Para Thais Dias, da Sociedade Brasileira de Medicina da Família e Comunidade, o que está em discussão é uma pauta de autodeterminação e justiça reprodutiva. “Ou seja, para se tomar decisões sobre nossos corpos é preciso ter recursos sociais e materiais. Portanto, não dá para pensar em métodos de contracepção em uma saciedade injusta como a nossa. Issoreforça o recorte de classe quando um método passa a ser oferecido só para grupos vulneráveis e feito somente do ponto de vista orçamentário. Deveria ser oferecido para todas as mulheres. E, claro, há os interesses na indústria farmacêutica”.

“A medida tem grande impacto na saúde reprodutiva de milhões de mulheres brasileiras e deve passar por um amplo debate. Temos que ouvir a sociedade, sobretudo aquelas mulheres elencadas como público alvo”, ressalta a deputada Maria do Rosário.

Revogação e eugenia

Para Ligia Cardieri, da Rede Nacional Feminista de Saúde, Direitos Sexuais e Direitos Reprodutivos, a portaria tem um texto preguiçoso e o Ministério levou pouco tempo para elaborar o documento. “A consulta pública não foi divulgada, vários grupos não foram consultados. Isso não é controle social. Uma portaria que esqueceu a história, como a laqueadura de mulheres negras nos anos 80. Tinha até outdoor dizendo ‘vamos limpar a população’.Sempre vai haver um método para impedir que nasça quem a sociedade não quer que nasça. O método é uma aquisição importante e deve ser mais discutida. Mas a decisão final da mulher. Tem que revogar a portaria e fazer outra.

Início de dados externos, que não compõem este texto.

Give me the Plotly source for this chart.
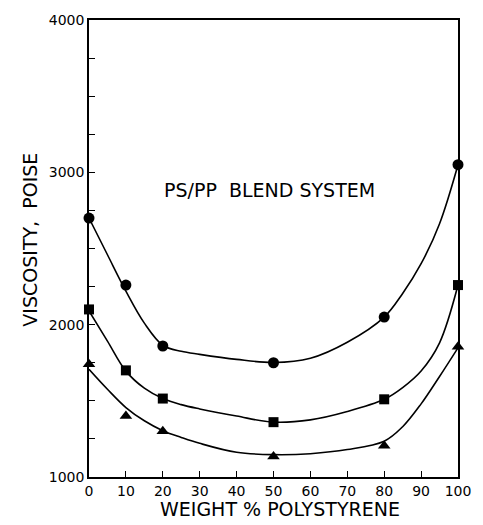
import plotly.graph_objects as go

# Measured viscosities (poise) vs weight % polystyrene
ps_wt = [0, 10, 20, 50, 80, 100]
visc_circle = [2700, 2260, 1860, 1750, 2050, 3050]
visc_square = [2100, 1700, 1515, 1360, 1510, 2260]
visc_triangle = [1740, 1400, 1300, 1135, 1205, 1855]

# Hand-drawn smooth curves through each data set
curve_x = [0, 5, 10, 15, 20, 25, 30, 40, 50, 60, 70, 80, 85, 90, 95, 100]
curve_circle = [2700, 2459, 2220, 2010, 1865, 1825, 1805, 1772, 1752,
                1780, 1885, 2050, 2205, 2400, 2663, 3050]
curve_square = [2090, 1892, 1695, 1583, 1515, 1475, 1447, 1400, 1360,
                1375, 1430, 1510, 1587, 1696, 1881, 2260]
curve_triangle = [1707, 1576, 1456, 1369, 1304, 1260, 1221, 1162, 1147,
                  1153, 1180, 1235, 1330, 1480, 1660, 1848]

x_ticks = [0, 10, 20, 30, 40, 50, 60, 70, 80, 90, 100]
y_ticks = [1000, 2000, 3000, 4000]

FONT = "DejaVu Sans"
INK = "black"

W, H = 483, 525
M_L, M_R, M_T, M_B = 89, 15, 18, 48
plot_w = W - M_L - M_R
plot_h = H - M_T - M_B


def px_to_paper(px, py):
    """Pixel position (from top-left) to paper fractions."""
    return (px - M_L) / plot_w, (H - M_B - py) / plot_h


fig = go.Figure()

for cy in (curve_circle, curve_square, curve_triangle):
    fig.add_trace(go.Scatter(
        x=curve_x, y=cy, mode="lines",
        line=dict(color=INK, width=1.6, shape="spline", smoothing=1.0),
        hoverinfo="skip", showlegend=False,
    ))

for vals, sym, sz in ((visc_circle, "circle", 11),
                      (visc_square, "square", 10),
                      (visc_triangle, "triangle-up", 11)):
    fig.add_trace(go.Scatter(
        x=ps_wt, y=vals, mode="markers",
        marker=dict(symbol=sym, size=sz, color=INK),
        cliponaxis=False, showlegend=False,
    ))

# Blend label inside the plot
fig.add_annotation(
    x=49, y=2886, xref="x", yref="y", text="PS/PP  BLEND SYSTEM",
    showarrow=False, font=dict(family=FONT, size=19, color=INK),
)

# Axis titles
xt_x, xt_y = px_to_paper(285, 509)
fig.add_annotation(
    x=xt_x, y=xt_y, xref="paper", yref="paper", text="WEIGHT % POLYSTYRENE",
    xanchor="center", yanchor="middle",
    showarrow=False, font=dict(family=FONT, size=19, color=INK),
)
yt_x, yt_y = px_to_paper(28, 239)
fig.add_annotation(
    x=yt_x, y=yt_y, xref="paper", yref="paper", text="VISCOSITY,  POISE",
    xanchor="center", yanchor="middle", textangle=-90,
    showarrow=False, font=dict(family=FONT, size=19, color=INK),
)

fig.update_layout(
    width=W, height=H,
    margin=dict(l=M_L, r=M_R, t=M_T, b=M_B),
    paper_bgcolor="white", plot_bgcolor="white",
    font=dict(family=FONT, color=INK),
    xaxis=dict(
        range=[0, 100], tickvals=x_ticks, ticktext=[str(v) for v in x_ticks],
        ticks="inside", ticklen=6, tickwidth=1.3, tickcolor=INK,
        showline=True, linecolor=INK, linewidth=1.6, mirror=True,
        showgrid=False, zeroline=False,
        tickfont=dict(family=FONT, size=14, color=INK),
    ),
    yaxis=dict(
        range=[1000, 4000], tickvals=y_ticks, ticktext=[str(v) for v in y_ticks],
        ticks="inside", ticklen=6, tickwidth=1.3, tickcolor=INK,
        minor=dict(dtick=250, ticks="inside", ticklen=6, tickwidth=1.3,
                   tickcolor=INK, showgrid=False),
        showline=True, linecolor=INK, linewidth=1.6, mirror=True,
        showgrid=False, zeroline=False,
        tickfont=dict(family=FONT, size=14, color=INK),
    ),
)

fig.write_html("out.html")
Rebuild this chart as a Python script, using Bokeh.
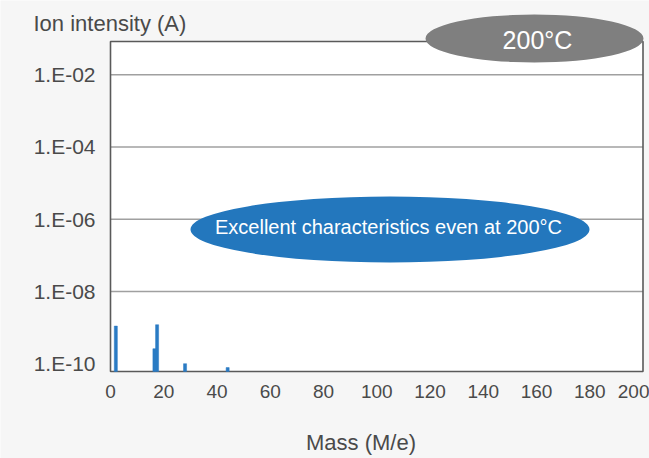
from bokeh.plotting import figure
from bokeh.models import Range1d, FixedTicker, CustomJSTickFormatter, ColumnDataSource
from bokeh.core.properties import value
from bokeh.embed import file_html
from bokeh.resources import INLINE

# ---- data ----
masses = [2, 16.5, 17.5, 28, 44]
intensity = [1.1e-9, 2.6e-10, 1.2e-9, 1.0e-10, 7.8e-11]
x_ticks = [0, 20, 40, 60, 80, 100, 120, 140, 160, 180, 200]
y_ticks = [1e-10, 1e-8, 1e-6, 1e-4, 1e-2]
y_tick_labels = ["1.E-10", "1.E-08", "1.E-06", "1.E-04", "1.E-02"]
grid_ticks = [1e-8, 1e-6, 1e-4, 1e-2]
y_title = "Ion intensity (A)"
x_title = "Mass (M/e)"
badge_text = "200°C"
note_text = "Excellent characteristics even at 200°C"

# ---- layout helpers (reference pixel -> data space) ----
W, H = 649, 458
X0, XPX = 110.0, 532.5 / 200.0       # px of x=0, px per unit
Y10, YPX = 363.2, 36.12              # px of 1e-10, px per decade
def dx(px):
    return (px - X0) / XPX
def dy(py):
    return 10 ** (-10 + (Y10 - py) / YPX)

BG = "#f6f6f6"
TXT = "#4a4a4a"
FONT = "Liberation Sans"

p = figure(width=W, height=H, output_backend="svg", toolbar_location=None,
           y_axis_type="log",
           x_range=Range1d(dx(0), dx(W)), y_range=Range1d(dy(H), dy(0)),
           min_border_left=0, min_border_right=0, min_border_top=0, min_border_bottom=0)
p.background_fill_color = BG
p.border_fill_color = BG
p.outline_line_color = None
p.grid.visible = False

y_lo, y_hi = dy(371), dy(41)

# white plot box
p.quad(left=[0], right=[200], bottom=[y_lo], top=[y_hi], fill_color="white", line_color=None)
# horizontal grid lines
p.segment(x0=[0] * len(grid_ticks), x1=[200] * len(grid_ticks), y0=grid_ticks, y1=grid_ticks,
          line_color="#a0a0a0", line_width=1.6)
# box border
p.quad(left=[0], right=[200], bottom=[y_lo], top=[y_hi], fill_color=None,
       line_color="#5a5a5a", line_width=1.6)

# bars
src = ColumnDataSource(dict(m=masses, v=intensity))
p.vbar(x="m", top="v", bottom=y_lo, width=1.15, source=src,
       fill_color="#2a7bc4", line_color="#2a7bc4", line_width=0.5)

# ellipses + texts
p.ellipse(x=[dx(389.5)], y=[dy(229)], width=399, height=66,
          width_units="screen", height_units="screen",
          fill_color="#2377bd", line_color=None)
p.text(x=[dx(388)], y=[dy(226)], text=[note_text], text_align="center",
       text_baseline="middle", text_color="white",
       text_font=value(FONT), text_font_size="20px")
p.ellipse(x=[dx(534)], y=[dy(38)], width=218, height=48,
          width_units="screen", height_units="screen",
          fill_color="#7f7f7f", line_color=None)
p.text(x=[dx(537)], y=[dy(39.5)], text=[badge_text], text_align="center",
       text_baseline="middle", text_color="white",
       text_font=value(FONT), text_font_size="25px")

# axis titles
p.text(x=[dx(33)], y=[dy(23)], text=[y_title], text_align="left",
       text_baseline="middle", text_color=TXT,
       text_font=value(FONT), text_font_size="22px")
p.text(x=[dx(360.5)], y=[dy(442)], text=[x_title], text_align="center",
       text_baseline="middle", text_color=TXT,
       text_font=value(FONT), text_font_size="22px")

# axes (labels drawn inward onto the canvas)
p.yaxis.ticker = FixedTicker(ticks=y_ticks)
p.yaxis.formatter = CustomJSTickFormatter(args=dict(vals=y_ticks, labs=y_tick_labels), code="""
    let best = 0, bd = 1e9;
    for (let i = 0; i < vals.length; i++) {
        const d = Math.abs(Math.log10(vals[i]) - Math.log10(tick));
        if (d < bd) { bd = d; best = i; }
    }
    return labs[best];
""")
for ax in (p.xaxis, p.yaxis):
    ax.axis_line_color = None
    ax.major_tick_line_color = None
    ax.minor_tick_line_color = None
    ax.major_tick_out = 0
    ax.major_tick_in = 0
    ax.major_label_text_font = FONT
    ax.major_label_text_color = TXT
p.yaxis.major_label_standoff = -95
p.yaxis.major_label_text_font_size = "21px"

p.xaxis.ticker = FixedTicker(ticks=x_ticks)
p.xaxis.major_label_standoff = -74
p.xaxis.major_label_text_font_size = "19px"

open("out.html", "w").write(file_html(p, INLINE))
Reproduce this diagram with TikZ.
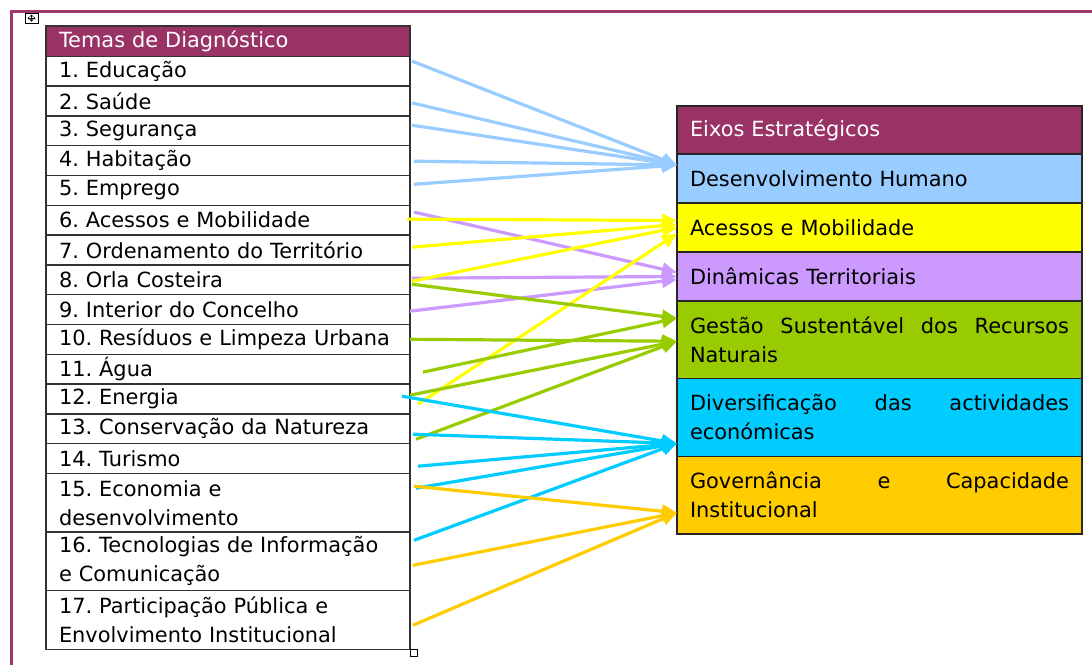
\documentclass[tikz,border=0pt]{standalone}
\usepackage{fontspec}
\setmainfont{DejaVu Sans}
\usetikzlibrary{arrows.meta, positioning, calc}
\definecolor{headmaroon}{HTML}{993366}
\definecolor{framemaroon}{HTML}{A0386A}
\definecolor{humanblue}{HTML}{99CCFF}
\definecolor{accessyellow}{HTML}{FFFF00}
\definecolor{territorylilac}{HTML}{CC99FF}
\definecolor{resourcegreen}{HTML}{99CC00}
\definecolor{economycyan}{HTML}{00CCFF}
\definecolor{governorange}{HTML}{FFCC00}
\frenchspacing

\begin{document}
\begin{tikzpicture}[x=1pt, y=-1pt, font=\fontsize{20.9}{29}\selectfont,
  tema/.style={draw=black!80, line width=1.4pt, outer sep=0pt, inner xsep=13pt, inner ysep=0pt, text width=338pt, minimum height=29.8pt, align=left},
  tema2/.style={tema, minimum height=58.6pt},
  eixo/.style={draw=black!85, line width=1.4pt, outer sep=0pt, inner xsep=13pt, inner ysep=0pt, text width=379pt, minimum height=49pt, align=left},
  eixo2/.style={eixo, minimum height=77.5pt},
  link/.style={line width=3.2pt, -{Triangle[length=15pt, width=13pt]}}]
  \useasboundingbox (0,0) rectangle (1092,665);
  \draw[framemaroon, line width=3pt] (11.5,665) -- (11.5,11.5) -- (1092,11.5);
  \draw[line width=0.8pt, fill=white] (25,13) rectangle (38,23);
  \draw[line width=0.6pt, {Straight Barb[length=1.5pt]}-{Straight Barb[length=1.5pt]}] (31.5,14.5) -- (31.5,21.5);
  \draw[line width=0.6pt, {Straight Barb[length=1.5pt]}-{Straight Barb[length=1.5pt]}] (27.5,18) -- (35.5,18);

  \node[tema, fill=headmaroon, text=white, anchor=north west, minimum height=30.4pt] (temas) at (46,25.8) {Temas de Diagnóstico};
  \node[tema, below=0pt of temas] (r1) {1. Educação};
  \node[tema, below=0pt of r1] (r2) {2. Saúde};
  \node[tema, below=0pt of r2] (r3) {3. Segurança};
  \node[tema, below=0pt of r3] (r4) {4. Habitação};
  \node[tema, below=0pt of r4] (r5) {5. Emprego};
  \node[tema, below=0pt of r5] (r6) {6. Acessos e Mobilidade};
  \node[tema, below=0pt of r6] (r7) {7. Ordenamento do Território};
  \node[tema, below=0pt of r7] (r8) {8. Orla Costeira};
  \node[tema, below=0pt of r8] (r9) {9. Interior do Concelho};
  \node[tema, below=0pt of r9] (r10) {10. Resíduos e Limpeza Urbana};
  \node[tema, below=0pt of r10] (r11) {11. Água};
  \node[tema, below=0pt of r11] (r12) {12. Energia};
  \node[tema, below=0pt of r12] (r13) {13. Conservação da Natureza};
  \node[tema, below=0pt of r13] (r14) {14. Turismo};
  \node[tema2, below=0pt of r14] (r15) {15. Economia e\\desenvolvimento};
  \node[tema2, below=0pt of r15] (r16) {16. Tecnologias de Informação\\e Comunicação};
  \node[tema2, below=0pt of r16] (r17) {17. Participação Pública e\\Envolvimento Institucional};
  \draw[line width=0.8pt, fill=white] (r17.south east) rectangle ++(7,7);

  \node[eixo, fill=headmaroon, text=white, anchor=north west, minimum height=48pt] (eixos) at (677,106) {Eixos Estratégicos};
  \node[eixo, fill=humanblue, below=0pt of eixos] (dh) {Desenvolvimento Humano};
  \node[eixo, fill=accessyellow, below=0pt of dh] (am) {Acessos e Mobilidade};
  \node[eixo, fill=territorylilac, below=0pt of am] (dt) {Dinâmicas Territoriais};
  \node[eixo2, fill=resourcegreen, below=0pt of dt] (gs) {Gestão\hfill Sustentável\hfill dos\hfill Recursos\\Naturais};
  \node[eixo2, fill=economycyan, below=0pt of gs, minimum height=78pt] (de) {Diversificação\hfill das\hfill actividades\\económicas};
  \node[eixo2, fill=governorange, below=0pt of de] (gc) {Governância\hfill e\hfill Capacidade\\Institucional};

  \draw[link, humanblue] ($(r1.east)+(2,-10)$) -- ($(dh.west)+(0,-13.5)$);
  \draw[link, humanblue] ($(r2.east)+(2,2)$) -- ($(dh.west)+(0,-13.5)$);
  \draw[link, humanblue] ($(r3.east)+(2,-5.5)$) -- ($(dh.west)+(0,-13.5)$);
  \draw[link, humanblue] ($(r4.east)+(4,0.7)$) -- ($(dh.west)+(0,-13.5)$);
  \draw[link, humanblue] ($(r5.east)+(4,-6)$) -- ($(dh.west)+(0,-13.5)$);

  \draw[link, territorylilac] ($(r6.east)+(4,-8)$) -- ($(dt.west)+(0,-4)$);
  \draw[link, territorylilac] ($(r8.east)+(2,-1.5)$) -- ($(dt.west)+(0,0)$);
  \draw[link, territorylilac] ($(r9.east)+(0,1.7)$) -- ($(dt.west)+(0,3)$);

  \draw[link, accessyellow] ($(r6.east)+(-3,-1)$) -- ($(am.west)+(0,-7)$);
  \draw[link, accessyellow] ($(r7.east)+(2,-2.7)$) -- ($(am.west)+(0,-3)$);
  \draw[link, accessyellow] ($(r8.east)+(2,1.5)$) -- ($(am.west)+(0,0)$);
  \draw[link, accessyellow] ($(r12.east)+(8,5.3)$) -- ($(am.west)+(0,6)$);

  \draw[link, resourcegreen] ($(r8.east)+(2,4.5)$) -- ($(gs.west)+(0,-21.5)$);
  \draw[link, resourcegreen] ($(r10.east)+(0,0)$) -- ($(gs.west)+(0,1.5)$);
  \draw[link, resourcegreen] ($(r11.east)+(13,3)$) -- ($(gs.west)+(0,-21.5)$);
  \draw[link, resourcegreen] ($(r12.east)+(0,-3.7)$) -- ($(gs.west)+(0,1.5)$);
  \draw[link, resourcegreen] ($(r13.east)+(6,10.5)$) -- ($(gs.west)+(0,1.5)$);

  \draw[link, economycyan] ($(r12.east)+(-8,-2.7)$) -- ($(de.west)+(0,26)$);
  \draw[link, economycyan] ($(r13.east)+(3,5.5)$) -- ($(de.west)+(0,26)$);
  \draw[link, economycyan] ($(r14.east)+(8,7.7)$) -- ($(de.west)+(0,26)$);
  \draw[link, economycyan] ($(r15.east)+(6,-14.5)$) -- ($(de.west)+(0,26)$);
  \draw[link, economycyan] ($(r16.east)+(4,-21)$) -- ($(de.west)+(0,26)$);

  \draw[link, governorange] ($(r15.east)+(4,-16.5)$) -- ($(gc.west)+(0,17.5)$);
  \draw[link, governorange] ($(r16.east)+(3,4)$) -- ($(gc.west)+(0,17.5)$);
  \draw[link, governorange] ($(r17.east)+(3,5.3)$) -- ($(gc.west)+(0,17.5)$);
\end{tikzpicture}
\end{document}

Essa defende a eugenia”.

Silvia Aloia, do Movimento Nacional das Cidadãs Posithivas, lembra que, às vezes, as mulheres se descobrem grávidas e HIV positivas quando chegam num posto de saúde. “As desigualdades sociais e regionais no Brasil dificultam o aceso universal à saúde. Temos muita preocupação com essa portaria. Tem um tom discriminatório e contém incoerências científicas. Não houve diálogo com a sociedade civil, principalmente com os grupos que são mencionados. Um documento totalmente em desacordo com a lei”.

Consulta falha e inconstitucionalidade

A ex-procuradora Federal dos Direitos do Cidadão, Deborah Duprat, destaca que a consulta feita pelo Ministério foi apenas pela internet e durou menos de vinte dias. “Tenho seríssimas desconfianças que mulheres em situação de rua ou privadas de liberdade tenham sido ouvidas. Ao mirar um determinado grupo, mira o controle dos seus corpos. O controle dos corpos é fundamental para a participação na vida pública. Mais desconfiança por ter sido criada por um governo que tem como principal objetivo educacional a escola sem partido e como política sexual a abstinência”.

Deborah Duprat lembra também que a portaria não traz informações porque os grupos prioritários foram escolhidos. “A portaria também pode ser considerada inconstitucional porque fere o princípio da universalidade previsto na Constituição”.

Os parlamentares devem marcar uma reunião com o ministro da Saúde e há possibilidade de uma ação no Supremo Tribunal Federal. 

Também participaram Luciane Bonan e Gerson Pereira, do Ministério da Saúde; Emilly Marques, da Articulação de Mulheres Brasileiras; Corina Mendes, do Instituto Nacional de Saúde da Mulher, da Criança e do Adolescente, e Débora Melecchi, do Conselho Nacional de Saúde.

A íntegra da audiência pública, em áudio e vídeo, está disponível na página da CLP no site da Câmara dos Deputados.